**What needs to be done:** Transcribe every line exactly. Leave the pictures behind.

**Supplied data:**
★ ★ ★ ★
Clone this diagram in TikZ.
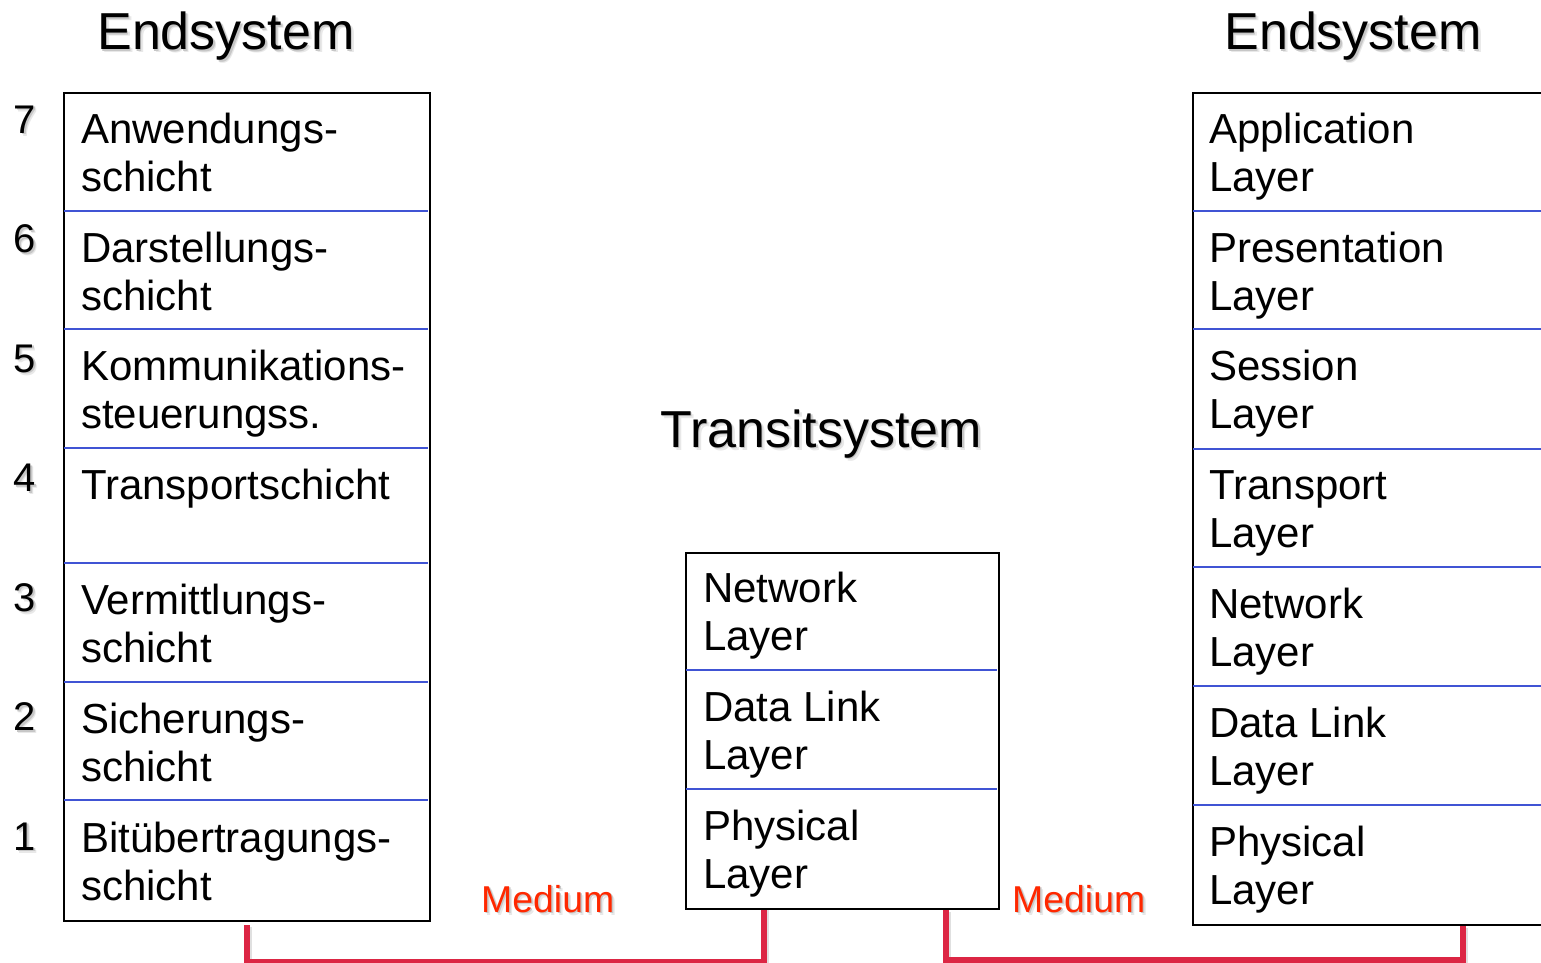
\documentclass[tikz,border=0pt]{standalone}
\usepackage{fontspec}
\setmainfont{Liberation Sans}
\definecolor{sepblue}{RGB}{64,84,212}
\definecolor{medred}{RGB}{220,38,68}
\definecolor{medtext}{RGB}{255,40,0}
\newcommand{\twolines}[2]{\vtop{\baselineskip=48pt\hbox{#1}\hbox{#2}}}
% text with a soft drop shadow, all inside one node: {colour}{text}
\newcommand{\shtext}[2]{\leavevmode
  \rlap{\kern3pt\raisebox{-3pt}{\textcolor{black!9}{#2}}}%
  \rlap{\kern1.5pt\raisebox{-1.5pt}{\textcolor{black!22}{#2}}}\textcolor{#1}{#2}}
\begin{document}
\begin{tikzpicture}[x=1pt,y=-1pt,
  stack/.style={draw=black, line width=2pt, inner sep=0pt, anchor=north west},
  sep/.style={draw=sepblue, line width=2pt},
  cell/.style={anchor=base west, inner sep=0pt, font=\fontsize{42}{48}\selectfont},
  num/.style={anchor=base, inner sep=0pt, font=\fontsize{40}{48}\selectfont},
  title/.style={anchor=base, inner sep=0pt, font=\fontsize{52}{60}\selectfont},
  medlabel/.style={anchor=base west, inner sep=0pt, font=\fontsize{37.4}{42}\selectfont},
  medium/.style={draw=medred, line width=6pt},
  lshade/.style={draw=black, opacity=0.12, line width=6pt}]
\useasboundingbox (0,0) rectangle (1541,963);
\clip (0,0) rectangle (1541,963);

% ---------- titles ----------
\node[title] (t1) at (226,50) {\shtext{black}{Endsystem}};
\node[title] (t2) at (1353,50) {\shtext{black}{Endsystem}};
\node[title] (t3) at (821,447) {\shtext{black}{Transitsystem}};

% ---------- left stack ----------
\node[stack, minimum width=366pt, minimum height=828pt] (L) at (63,92) {};
\foreach \y in {211,329,448,563,682,800} \draw[sep] (64,\y) -- (428,\y);
\node[cell] (l7) at (81,143) {\twolines{Anwendungs-}{schicht}};
\node[cell] (l6) at (81,262) {\twolines{Darstellungs-}{schicht}};
\node[cell] (l5) at (81,380) {\twolines{Kommunikations-}{steuerungss.}};
\node[cell] (l4) at (81,499) {Transportschicht};
\node[cell] (l3) at (81,614) {\twolines{Vermittlungs-}{schicht}};
\node[cell] (l2) at (81,733) {\twolines{Sicherungs-}{schicht}};
\node[cell] (l1) at (81,852) {\twolines{Bitübertragungs-}{schicht}};

% layer numbers
\foreach \n/\y in {7/133,6/252.5,5/372,4/491.5,3/611,2/730.5,1/850}{
  \node[num] (n\n) at (25,\y) {\shtext{black}{\n}};
}

% ---------- middle stack ----------
\node[stack, minimum width=313pt, minimum height=356pt] (M) at (685,552) {};
\foreach \y in {670,789} \draw[sep] (686,\y) -- (997,\y);
\node[cell] (m3) at (703,602) {\twolines{Network}{Layer}};
\node[cell] (m2) at (703,721) {\twolines{Data Link}{Layer}};
\node[cell] (m1) at (703,840) {\twolines{Physical}{Layer}};

% ---------- right stack ----------
\node[stack, minimum width=420pt, minimum height=832pt] (R) at (1192,92) {};
\foreach \y in {211,329,449,567,686,805} \draw[sep] (1193,\y) -- (1560,\y);
\node[cell] (r7) at (1209,143) {\twolines{Application}{Layer}};
\node[cell] (r6) at (1209,262) {\twolines{Presentation}{Layer}};
\node[cell] (r5) at (1209,380) {\twolines{Session}{Layer}};
\node[cell] (r4) at (1209,499) {\twolines{Transport}{Layer}};
\node[cell] (r3) at (1209,618) {\twolines{Network}{Layer}};
\node[cell] (r2) at (1209,737) {\twolines{Data Link}{Layer}};
\node[cell] (r1) at (1209,856) {\twolines{Physical}{Layer}};

% ---------- medium connectors ----------
\coordinate (mLa) at (764,910);
\coordinate (mRa) at (946,910);
\coordinate (rRa) at (1463,926);
\draw[lshade] ([xshift=2pt,yshift=-5pt]L.south) -- ++(0,37) -| ([xshift=2pt]mLa);
\draw[lshade] ([xshift=2pt,yshift=-2pt]mRa) -- ++(0,50) -| ([xshift=2pt,yshift=-2pt]rRa);
\draw[medium] ([yshift=-3pt]L.south) -- ++(0,37) -| (mLa);
\draw[medium] (mRa) -- ++(0,50) -| (rRa);

\node[medlabel] (md1) at (481,912) {\shtext{medtext}{Medium}};
\node[medlabel] (md2) at (1012,912) {\shtext{medtext}{Medium}};
\end{tikzpicture}
\end{document}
★ ★ ★ ★
**Result:**
Clone this diagram in TikZ.
\documentclass[tikz,border=0pt]{standalone}
\usepackage{fontspec}
\setmainfont{Liberation Sans}
\definecolor{sepblue}{RGB}{64,84,212}
\definecolor{medred}{RGB}{220,38,68}
\definecolor{medtext}{RGB}{255,40,0}
\newcommand{\twolines}[2]{\vtop{\baselineskip=48pt\hbox{#1}\hbox{#2}}}
% text with a soft drop shadow, all inside one node: {colour}{text}
\newcommand{\shtext}[2]{\leavevmode
  \rlap{\kern3pt\raisebox{-3pt}{\textcolor{black!9}{#2}}}%
  \rlap{\kern1.5pt\raisebox{-1.5pt}{\textcolor{black!22}{#2}}}\textcolor{#1}{#2}}
\begin{document}
\begin{tikzpicture}[x=1pt,y=-1pt,
  stack/.style={draw=black, line width=2pt, inner sep=0pt, anchor=north west},
  sep/.style={draw=sepblue, line width=2pt},
  cell/.style={anchor=base west, inner sep=0pt, font=\fontsize{42}{48}\selectfont},
  num/.style={anchor=base, inner sep=0pt, font=\fontsize{40}{48}\selectfont},
  title/.style={anchor=base, inner sep=0pt, font=\fontsize{52}{60}\selectfont},
  medlabel/.style={anchor=base west, inner sep=0pt, font=\fontsize{37.4}{42}\selectfont},
  medium/.style={draw=medred, line width=6pt},
  lshade/.style={draw=black, opacity=0.12, line width=6pt}]
\useasboundingbox (0,0) rectangle (1541,963);
\clip (0,0) rectangle (1541,963);

% ---------- titles ----------
\node[title] (t1) at (226,50) {\shtext{black}{Endsystem}};
\node[title] (t2) at (1353,50) {\shtext{black}{Endsystem}};
\node[title] (t3) at (821,447) {\shtext{black}{Transitsystem}};

% ---------- left stack ----------
\node[stack, minimum width=366pt, minimum height=828pt] (L) at (63,92) {};
\foreach \y in {211,329,448,563,682,800} \draw[sep] (64,\y) -- (428,\y);
\node[cell] (l7) at (81,143) {\twolines{Anwendungs-}{schicht}};
\node[cell] (l6) at (81,262) {\twolines{Darstellungs-}{schicht}};
\node[cell] (l5) at (81,380) {\twolines{Kommunikations-}{steuerungss.}};
\node[cell] (l4) at (81,499) {Transportschicht};
\node[cell] (l3) at (81,614) {\twolines{Vermittlungs-}{schicht}};
\node[cell] (l2) at (81,733) {\twolines{Sicherungs-}{schicht}};
\node[cell] (l1) at (81,852) {\twolines{Bitübertragungs-}{schicht}};

% layer numbers
\foreach \n/\y in {7/133,6/252.5,5/372,4/491.5,3/611,2/730.5,1/850}{
  \node[num] (n\n) at (25,\y) {\shtext{black}{\n}};
}

% ---------- middle stack ----------
\node[stack, minimum width=313pt, minimum height=356pt] (M) at (685,552) {};
\foreach \y in {670,789} \draw[sep] (686,\y) -- (997,\y);
\node[cell] (m3) at (703,602) {\twolines{Network}{Layer}};
\node[cell] (m2) at (703,721) {\twolines{Data Link}{Layer}};
\node[cell] (m1) at (703,840) {\twolines{Physical}{Layer}};

% ---------- right stack ----------
\node[stack, minimum width=420pt, minimum height=832pt] (R) at (1192,92) {};
\foreach \y in {211,329,449,567,686,805} \draw[sep] (1193,\y) -- (1560,\y);
\node[cell] (r7) at (1209,143) {\twolines{Application}{Layer}};
\node[cell] (r6) at (1209,262) {\twolines{Presentation}{Layer}};
\node[cell] (r5) at (1209,380) {\twolines{Session}{Layer}};
\node[cell] (r4) at (1209,499) {\twolines{Transport}{Layer}};
\node[cell] (r3) at (1209,618) {\twolines{Network}{Layer}};
\node[cell] (r2) at (1209,737) {\twolines{Data Link}{Layer}};
\node[cell] (r1) at (1209,856) {\twolines{Physical}{Layer}};

% ---------- medium connectors ----------
\coordinate (mLa) at (764,910);
\coordinate (mRa) at (946,910);
\coordinate (rRa) at (1463,926);
\draw[lshade] ([xshift=2pt,yshift=-5pt]L.south) -- ++(0,37) -| ([xshift=2pt]mLa);
\draw[lshade] ([xshift=2pt,yshift=-2pt]mRa) -- ++(0,50) -| ([xshift=2pt,yshift=-2pt]rRa);
\draw[medium] ([yshift=-3pt]L.south) -- ++(0,37) -| (mLa);
\draw[medium] (mRa) -- ++(0,50) -| (rRa);

\node[medlabel] (md1) at (481,912) {\shtext{medtext}{Medium}};
\node[medlabel] (md2) at (1012,912) {\shtext{medtext}{Medium}};
\end{tikzpicture}
\end{document}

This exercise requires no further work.